EXERCISE:
Return exactly, please, the lines that run from the line with "Output the Python" to the line with "tooltip_index = 1", ends included, and omit all pictures.

RECORDS SUPPLIED:
=-=-=

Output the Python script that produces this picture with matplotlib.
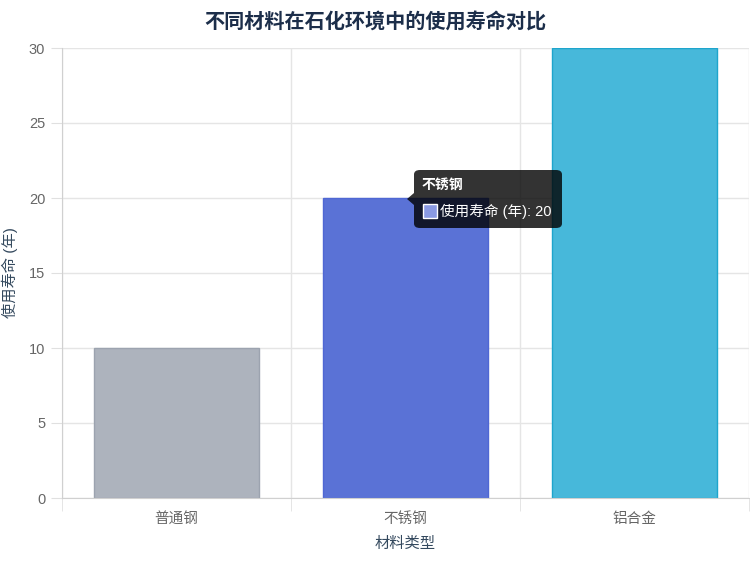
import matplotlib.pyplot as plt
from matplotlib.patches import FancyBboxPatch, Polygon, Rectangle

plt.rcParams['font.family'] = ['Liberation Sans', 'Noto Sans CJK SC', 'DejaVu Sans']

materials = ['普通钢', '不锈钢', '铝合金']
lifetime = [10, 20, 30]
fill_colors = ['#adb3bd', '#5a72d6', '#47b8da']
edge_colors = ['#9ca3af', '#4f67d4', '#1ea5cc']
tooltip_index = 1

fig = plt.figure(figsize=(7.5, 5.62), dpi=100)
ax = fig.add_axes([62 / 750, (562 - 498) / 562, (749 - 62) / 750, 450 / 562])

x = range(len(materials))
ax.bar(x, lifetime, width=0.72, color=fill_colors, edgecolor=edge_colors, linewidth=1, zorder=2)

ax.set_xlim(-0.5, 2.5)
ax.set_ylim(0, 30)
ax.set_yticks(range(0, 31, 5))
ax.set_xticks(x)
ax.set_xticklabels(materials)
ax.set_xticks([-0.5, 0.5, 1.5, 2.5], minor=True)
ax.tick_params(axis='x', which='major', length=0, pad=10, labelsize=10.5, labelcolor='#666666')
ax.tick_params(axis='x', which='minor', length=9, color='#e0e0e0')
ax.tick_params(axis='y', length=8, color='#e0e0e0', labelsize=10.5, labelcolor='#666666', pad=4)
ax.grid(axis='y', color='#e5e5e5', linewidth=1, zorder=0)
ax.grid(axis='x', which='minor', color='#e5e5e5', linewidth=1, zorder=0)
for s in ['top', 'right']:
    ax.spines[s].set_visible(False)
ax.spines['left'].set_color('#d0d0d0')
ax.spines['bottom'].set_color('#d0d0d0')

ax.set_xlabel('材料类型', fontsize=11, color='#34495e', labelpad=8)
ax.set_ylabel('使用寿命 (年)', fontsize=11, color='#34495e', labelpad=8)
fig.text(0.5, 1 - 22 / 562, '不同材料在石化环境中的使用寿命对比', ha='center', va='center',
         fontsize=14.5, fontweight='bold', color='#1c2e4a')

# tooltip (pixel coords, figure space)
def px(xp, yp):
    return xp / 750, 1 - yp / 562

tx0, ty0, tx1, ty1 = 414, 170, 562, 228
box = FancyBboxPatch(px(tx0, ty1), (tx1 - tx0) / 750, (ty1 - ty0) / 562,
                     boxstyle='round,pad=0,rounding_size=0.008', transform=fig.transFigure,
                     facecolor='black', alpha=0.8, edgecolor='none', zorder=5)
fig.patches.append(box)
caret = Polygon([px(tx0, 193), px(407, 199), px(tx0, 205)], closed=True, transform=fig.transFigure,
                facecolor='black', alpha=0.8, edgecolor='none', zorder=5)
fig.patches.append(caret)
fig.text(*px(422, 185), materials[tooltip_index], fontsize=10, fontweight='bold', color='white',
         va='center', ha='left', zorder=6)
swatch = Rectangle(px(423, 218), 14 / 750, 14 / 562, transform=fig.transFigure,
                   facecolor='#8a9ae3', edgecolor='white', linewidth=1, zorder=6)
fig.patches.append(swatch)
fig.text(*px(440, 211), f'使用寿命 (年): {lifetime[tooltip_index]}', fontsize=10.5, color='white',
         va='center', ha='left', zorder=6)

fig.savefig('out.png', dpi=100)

=-=-=

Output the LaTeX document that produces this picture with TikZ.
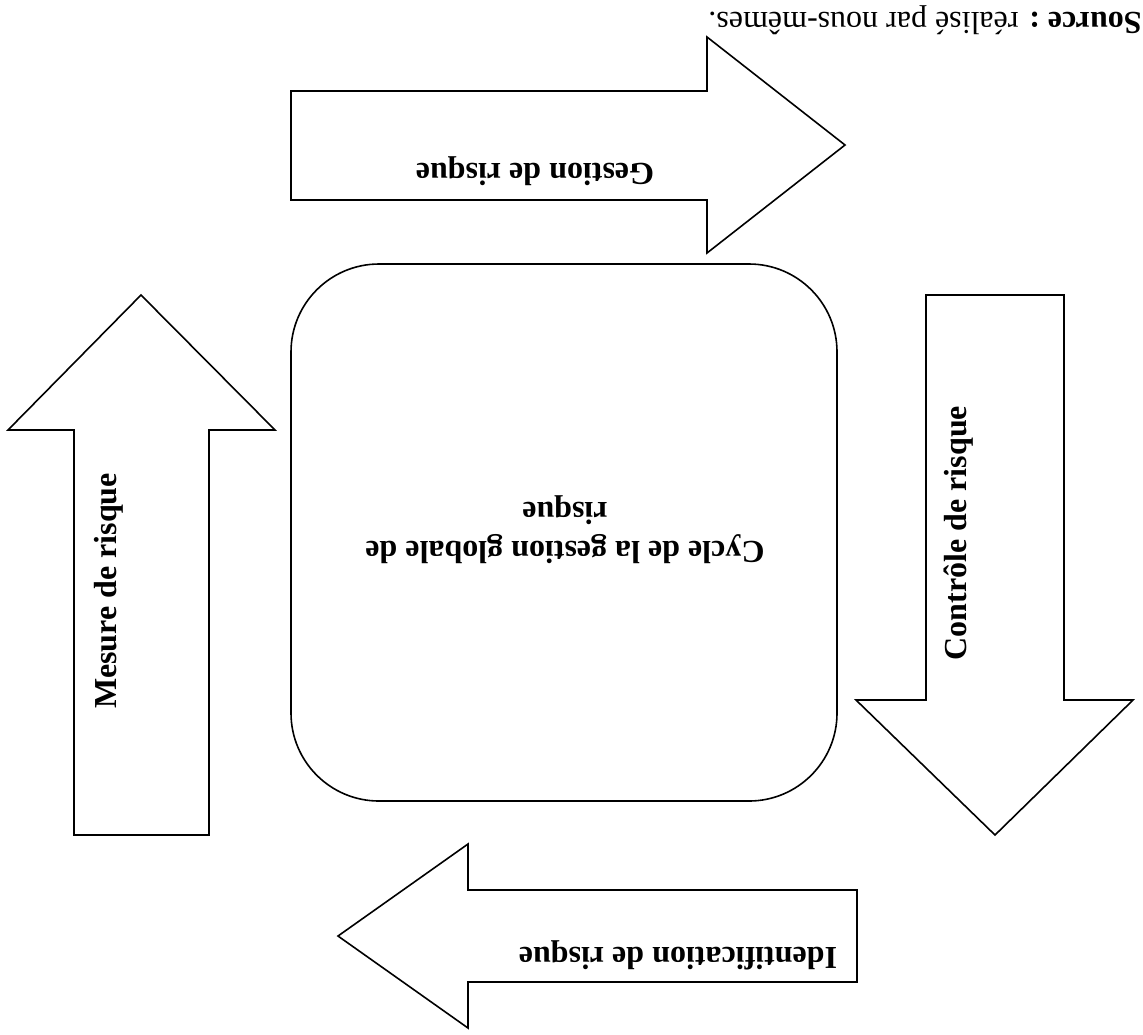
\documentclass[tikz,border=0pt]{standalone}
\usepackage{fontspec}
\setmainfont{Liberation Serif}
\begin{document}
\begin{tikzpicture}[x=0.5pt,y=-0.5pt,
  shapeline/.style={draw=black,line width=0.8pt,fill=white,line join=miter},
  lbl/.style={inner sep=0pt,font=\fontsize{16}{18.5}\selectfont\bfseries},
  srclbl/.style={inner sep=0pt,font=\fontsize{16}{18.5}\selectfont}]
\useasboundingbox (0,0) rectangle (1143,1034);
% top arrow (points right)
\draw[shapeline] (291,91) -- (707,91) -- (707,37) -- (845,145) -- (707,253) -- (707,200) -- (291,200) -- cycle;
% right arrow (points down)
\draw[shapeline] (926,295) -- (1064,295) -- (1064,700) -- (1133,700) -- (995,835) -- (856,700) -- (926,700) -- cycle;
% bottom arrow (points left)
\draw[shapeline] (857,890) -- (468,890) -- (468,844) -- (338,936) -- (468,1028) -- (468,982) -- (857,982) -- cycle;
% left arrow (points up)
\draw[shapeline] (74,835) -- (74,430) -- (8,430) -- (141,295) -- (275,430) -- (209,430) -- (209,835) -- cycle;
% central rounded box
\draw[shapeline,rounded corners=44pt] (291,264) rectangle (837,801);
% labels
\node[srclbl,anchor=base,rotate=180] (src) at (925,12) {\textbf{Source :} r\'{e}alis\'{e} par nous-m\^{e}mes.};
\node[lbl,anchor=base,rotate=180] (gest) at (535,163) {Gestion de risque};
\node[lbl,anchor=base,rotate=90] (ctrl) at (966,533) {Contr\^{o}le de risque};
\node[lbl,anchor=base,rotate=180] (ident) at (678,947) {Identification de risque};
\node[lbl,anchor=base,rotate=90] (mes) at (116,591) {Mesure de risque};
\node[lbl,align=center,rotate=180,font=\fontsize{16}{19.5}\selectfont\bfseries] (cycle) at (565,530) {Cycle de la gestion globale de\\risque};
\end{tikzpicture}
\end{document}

=-=-=

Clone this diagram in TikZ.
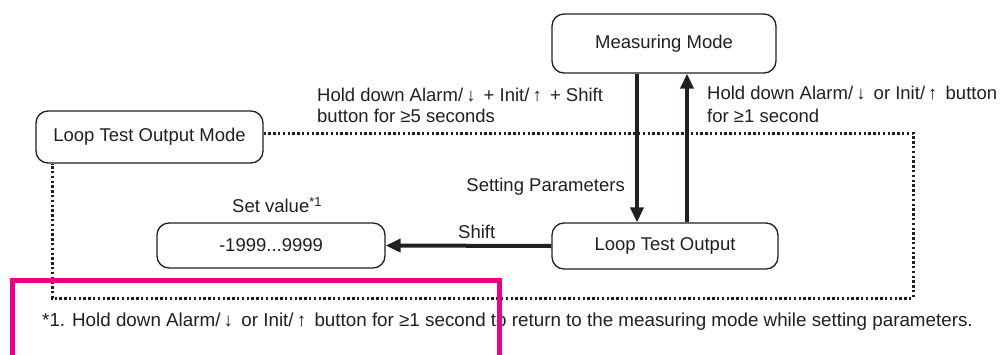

=-=-=

SOLVED PROBLEM:
Output the Python script that produces this picture with matplotlib.
import matplotlib.pyplot as plt
from matplotlib.patches import FancyBboxPatch, Polygon, Rectangle

plt.rcParams['font.family'] = ['Liberation Sans', 'Noto Sans CJK SC', 'DejaVu Sans']

materials = ['普通钢', '不锈钢', '铝合金']
lifetime = [10, 20, 30]
fill_colors = ['#adb3bd', '#5a72d6', '#47b8da']
edge_colors = ['#9ca3af', '#4f67d4', '#1ea5cc']
tooltip_index = 1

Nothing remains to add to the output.